## What you should do
Skipping all pictures, set down the lines of the listing from the first through the one with "const lambdaStep = 0.1;".

## Data provided

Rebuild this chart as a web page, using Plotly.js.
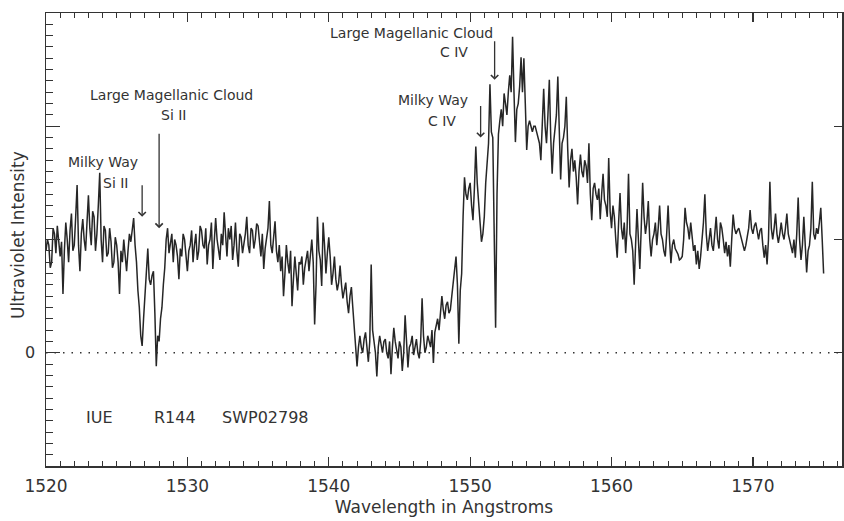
<!DOCTYPE html>
<html>
<head>
<meta charset="utf-8">
<script src="https://cdn.plot.ly/plotly-3.0.1.min.js"></script>
<style>
  html, body { margin: 0; padding: 0; background: #fff; }
  #chart { width: 844px; height: 521px; }
</style>
</head>
<body>
<div id="chart"></div>
<script>
// Wavelength sampling (Angstroms) of the spectrum
const lambdaStart = 1520.0;
const lambdaStep = 0.1;

// Ultraviolet intensity, one row per Angstrom (10 samples per row)
const intensity = [
  0.9, 1.0, 0.95, 0.75, 0.8, 1.1, 1.05, 0.88, 1.12, 0.95,       // 1520
  0.85, 0.98, 0.52, 0.9, 1.15, 1.0, 0.8, 1.08, 1.23, 0.9,       // 1521
  0.95, 1.2, 1.48, 0.95, 0.72, 1.05, 1.18, 1.0, 0.9, 1.15,      // 1522
  1.39, 1.1, 0.95, 1.25, 1.2, 0.9, 1.05, 1.3, 1.59, 1.0,        // 1523
  0.8, 1.12, 1.08, 0.85, 0.88, 1.1, 0.98, 0.75, 0.8, 1.02,      // 1524
  0.95, 0.8, 0.52, 0.9, 0.8, 1.0, 0.85, 0.72, 0.9, 1.05,        // 1525
  0.98, 1.12, 1.19, 0.95, 0.8, 0.55, 0.4, 0.15, 0.06, 0.3,      // 1526
  0.5, 0.7, 0.92, 0.65, 0.6, 0.68, 0.72, 0.35, -0.12, 0.15,     // 1527
  0.1, 0.3, 0.4, 0.6, 0.75, 1.0, 1.1, 0.88, 0.95, 1.05,         // 1528
  0.8, 1.0, 0.95, 0.85, 0.65, 0.92, 0.85, 1.05, 1.0, 0.85,      // 1529
  0.72, 0.9, 0.95, 1.08, 0.8, 0.95, 1.05, 0.82, 0.9, 1.12,      // 1530
  1.08, 0.95, 0.92, 1.1, 0.78, 0.95, 1.0, 1.15, 0.74, 0.98,     // 1531
  1.19, 1.0, 0.9, 0.82, 1.05, 0.95, 1.24, 1.0, 0.85, 1.1,       // 1532
  1.0, 1.12, 0.82, 0.95, 1.15, 0.9, 0.76, 1.05, 1.02, 0.88,     // 1533
  0.95, 1.05, 1.2, 0.95, 0.88, 1.1, 1.08, 0.92, 1.0, 1.14,      // 1534
  1.12, 0.95, 0.85, 1.05, 0.74, 0.92, 1.0, 1.1, 1.34, 0.95,     // 1535
  0.88, 1.0, 1.16, 0.9, 0.8, 0.95, 0.72, 0.85, 0.5, 0.7,        // 1536
  0.95, 0.8, 0.7, 0.9, 0.41, 0.65, 0.85, 0.7, 0.55, 0.8,        // 1537
  0.78, 0.85, 0.6, 0.75, 0.82, 0.9, 0.72, 0.85, 1.0, 0.8,       // 1538
  0.25, 0.6, 1.2, 0.9, 0.82, 0.59, 1.15, 0.95, 0.7, 0.88,       // 1539
  1.02, 0.85, 0.6, 0.7, 0.85, 0.65, 0.55, 0.62, 0.77, 0.6,      // 1540
  0.48, 0.55, 0.62, 0.45, 0.35, 0.5, 0.58, 0.4, 0.25, 0.1,      // 1541
  -0.12, 0.05, 0.15, 0.05, 0.0, 0.12, 0.18, 0.05, -0.08, 0.1,   // 1542
  0.78, 0.2, 0.1, 0.0, -0.21, 0.05, 0.15, 0.08, 0.0, 0.1,       // 1543
  0.12, 0.0, -0.05, 0.1, -0.19, 0.05, 0.22, 0.1, 0.02, -0.05,   // 1544
  0.1, 0.05, -0.16, 0.0, 0.33, 0.1, -0.13, 0.05, 0.08, 0.15,    // 1545
  -0.02, 0.05, 0.12, 0.0, -0.05, 0.1, 0.48, 0.15, 0.0, 0.05,    // 1546
  0.15, 0.1, 0.05, 0.2, -0.09, 0.18, 0.25, 0.3, 0.2, 0.35,      // 1547
  0.5, 0.38, 0.3, 0.42, 0.45, 0.35, 0.38, 0.5, 0.6, 0.72,       // 1548
  0.85, 0.6, 0.08, 0.55, 0.7, 1.2, 1.55, 1.4, 1.35, 1.45,       // 1549
  1.5, 1.3, 1.17, 1.45, 1.82, 1.5, 1.3, 1.1, 0.98, 1.05,        // 1550
  1.2, 1.5, 1.7, 1.85, 2.37, 1.95, 1.9, 1.2, 0.22, 1.4,         // 1551
  1.93, 2.05, 2.15, 2.0, 2.29, 2.2, 2.1, 2.3, 2.45, 2.3,        // 1552
  2.79, 2.3, 1.86, 2.15, 2.2, 2.35, 2.61, 2.3, 2.6, 2.2,        // 1553
  1.79, 2.0, 2.05, 2.0, 1.95, 2.0, 2.0, 1.95, 1.9, 1.85,        // 1554
  1.7, 1.95, 2.33, 2.0, 1.85, 2.1, 2.41, 1.9, 1.58, 1.85,       // 1555
  1.95, 2.1, 2.44, 1.9, 1.53, 1.85, 1.9, 2.0, 2.26, 1.8,        // 1556
  1.46, 1.7, 1.8, 1.6, 1.7, 1.55, 1.31, 1.6, 1.75, 1.6,         // 1557
  1.55, 1.7, 1.65, 1.5, 1.85, 1.4, 1.17, 1.45, 1.5, 1.4,        // 1558
  1.35, 1.45, 1.18, 1.4, 1.58, 1.35, 1.3, 1.2, 1.72, 1.25,      // 1559
  1.1, 1.3, 1.2, 1.0, 0.84, 1.15, 1.41, 1.1, 1.0, 1.15,         // 1560
  0.88, 1.1, 1.58, 1.05, 1.0, 0.9, 0.6, 0.95, 1.27, 1.0,        // 1561
  0.74, 1.1, 1.5, 1.2, 1.05, 1.15, 1.34, 1.0, 0.85, 1.0,        // 1562
  1.05, 1.15, 0.95, 1.1, 1.3, 1.05, 1.0, 0.9, 0.85, 1.05,       // 1563
  1.3, 1.0, 0.79, 0.95, 1.0, 0.92, 0.9, 0.87, 0.82, 0.83,       // 1564
  0.85, 1.0, 1.28, 1.15, 1.1, 1.0, 1.15, 1.0, 0.9, 0.95,        // 1565
  0.78, 0.9, 0.74, 0.85, 1.0, 1.15, 1.4, 1.05, 0.9, 1.0,        // 1566
  1.1, 0.95, 0.9, 1.05, 1.2, 1.0, 0.92, 1.15, 1.1, 1.0,         // 1567
  0.88, 0.98, 0.85, 0.95, 0.76, 1.0, 1.22, 1.1, 1.05, 1.08,     // 1568
  1.1, 1.05, 1.0, 0.95, 0.9, 0.95, 1.05, 1.1, 1.26, 1.1,        // 1569
  1.05, 1.12, 1.15, 1.05, 1.0, 1.08, 1.1, 0.95, 0.84, 0.95,     // 1570
  0.78, 1.0, 1.51, 1.1, 1.0, 1.1, 1.23, 1.05, 0.97, 1.05,       // 1571
  1.15, 1.05, 1.0, 1.1, 1.23, 1.05, 1.0, 0.95, 0.88, 1.0,       // 1572
  0.84, 1.05, 1.37, 1.0, 0.82, 0.95, 1.2, 0.95, 0.71, 0.9,      // 1573
  0.95, 1.1, 1.51, 1.05, 1.0, 1.1, 1.05, 1.15, 1.28, 1.0,       // 1574
  0.7                                                           // 1575
];

// Axis ticks
const xTick0 = 1520, xMajorStep = 10, xMinorStep = 1;
const yTick0 = 0, yMajorStep = 1, yMinorStep = 0.1;
const yLabelAlias = {'−1': '', '-1': '', '1': '', '2': '', '3': ''};
const yRightTickVals = [0, 1, 2];
const xRange = [1520, 1576.3];
const yRange = [-1, 3];
const zeroLevel = [0, 0];

// Line identifications: label text, label position, arrow tip (data units), arrow length (px)
const idLabels = [
  'Large Magellanic Cloud', 'Si II',
  'Milky Way', 'Si II',
  'Large Magellanic Cloud', 'C IV',
  'Milky Way', 'C IV'
];
const idLabelX = [1528.85, 1529.0, 1524.05, 1524.95, 1545.85, 1548.85, 1547.35, 1548.0];
const idLabelY = [2.28, 2.1, 1.68, 1.5, 2.82, 2.66, 2.23, 2.05];
const arrowX = [1528.0, 1526.8, 1551.73, 1550.74];
const arrowY = [1.1, 1.2, 2.41, 1.9];
const arrowLen = [96, 33, 40, 33];

// Observation tags
const tagText = ['IUE', 'R144', 'SWP02798'];
const tagX = [1523.8, 1529.1, 1535.5];
const tagY = [-0.57, -0.57, -0.57];

const wavelength = intensity.map((_, i) => +(lambdaStart + i * lambdaStep).toFixed(2));

const ink = '#333333';
const fontFam = 'DejaVu Sans, sans-serif';

const traces = [
  {
    x: wavelength, y: intensity,
    type: 'scatter', mode: 'lines',
    line: {color: '#262626', width: 1.5},
    hoverinfo: 'skip'
  },
  {
    x: xRange, y: zeroLevel,
    type: 'scatter', mode: 'lines',
    yaxis: 'y2',
    line: {color: '#333', width: 1.4, dash: '1.5px,7px'},
    hoverinfo: 'skip'
  }
];

const annotations = [];
idLabels.forEach((t, i) => {
  annotations.push({
    x: idLabelX[i], y: idLabelY[i], xref: 'x', yref: 'y',
    text: t, showarrow: false, xanchor: 'center', yanchor: 'middle',
    font: {family: fontFam, size: 14, color: ink}
  });
});
arrowX.forEach((ax, i) => {
  annotations.push({
    x: ax, y: arrowY[i], xref: 'x', yref: 'y',
    text: '', showarrow: true, ax: 0, ay: -arrowLen[i],
    arrowhead: 4, arrowsize: 1.1, arrowwidth: 1.3, arrowcolor: ink, standoff: 0
  });
});
tagText.forEach((t, i) => {
  annotations.push({
    x: tagX[i], y: tagY[i], xref: 'x', yref: 'y',
    text: t, showarrow: false, xanchor: 'center', yanchor: 'middle',
    font: {family: fontFam, size: 16, color: ink}
  });
});
// y-axis title
annotations.push({
  x: -0.0352, y: 0.51, xref: 'paper', yref: 'paper',
  text: 'Ultraviolet Intensity', textangle: -90, showarrow: false,
  xanchor: 'center', yanchor: 'middle',
  font: {family: fontFam, size: 17, color: ink}
});

const layout = {
  width: 844, height: 521,
  margin: {l: 46, r: 2, t: 13, b: 55, pad: 0},
  paper_bgcolor: '#ffffff', plot_bgcolor: '#ffffff',
  showlegend: false,
  font: {family: fontFam, color: ink},
  xaxis: {
    range: xRange, tickmode: 'linear', tick0: xTick0, dtick: xMajorStep,
    ticks: 'inside', ticklen: 9, tickwidth: 1.3, tickcolor: ink,
    showline: true, linecolor: ink, linewidth: 1.5, mirror: 'ticks',
    showgrid: false, zeroline: false,
    minor: {tickmode: 'linear', tick0: xTick0, dtick: xMinorStep, ticks: 'inside', ticklen: 5, tickwidth: 1, tickcolor: ink, showgrid: false},
    tickfont: {family: fontFam, size: 17, color: ink},
    ticklabelstandoff: 4,
    title: {text: 'Wavelength in Angstroms', font: {family: fontFam, size: 17, color: ink}, standoff: 6},
    automargin: false
  },
  yaxis: {
    range: yRange, tickmode: 'linear', tick0: yTick0, dtick: yMajorStep,
    labelalias: yLabelAlias,
    ticks: 'inside', ticklen: 14, tickwidth: 1.3, tickcolor: ink,
    showline: true, linecolor: ink, linewidth: 1.5, mirror: true,
    showgrid: false, zeroline: false,
    minor: {tickmode: 'linear', tick0: yTick0, dtick: yMinorStep, ticks: 'inside', ticklen: 7, tickwidth: 1, tickcolor: ink, showgrid: false},
    tickfont: {family: fontFam, size: 16, color: ink},
    ticklabelstandoff: 6,
    automargin: false
  },
  yaxis2: {
    range: yRange, overlaying: 'y', side: 'right', anchor: 'x',
    tickmode: 'array', tickvals: yRightTickVals, showticklabels: false,
    ticks: 'inside', ticklen: 8, tickwidth: 1.3, tickcolor: ink,
    showline: false, showgrid: false, zeroline: false
  },
  annotations: annotations
};

Plotly.newPlot('chart', traces, layout, {staticPlot: true, displayModeBar: false});
</script>
</body>
</html>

## Finished task
Rebuild this chart as a web page, using Plotly.js.
<!DOCTYPE html>
<html>
<head>
<meta charset="utf-8">
<script src="https://cdn.plot.ly/plotly-3.0.1.min.js"></script>
<style>
  html, body { margin: 0; padding: 0; background: #fff; }
  #chart { width: 844px; height: 521px; }
</style>
</head>
<body>
<div id="chart"></div>
<script>
// Wavelength sampling (Angstroms) of the spectrum
const lambdaStart = 1520.0;
const lambdaStep = 0.1;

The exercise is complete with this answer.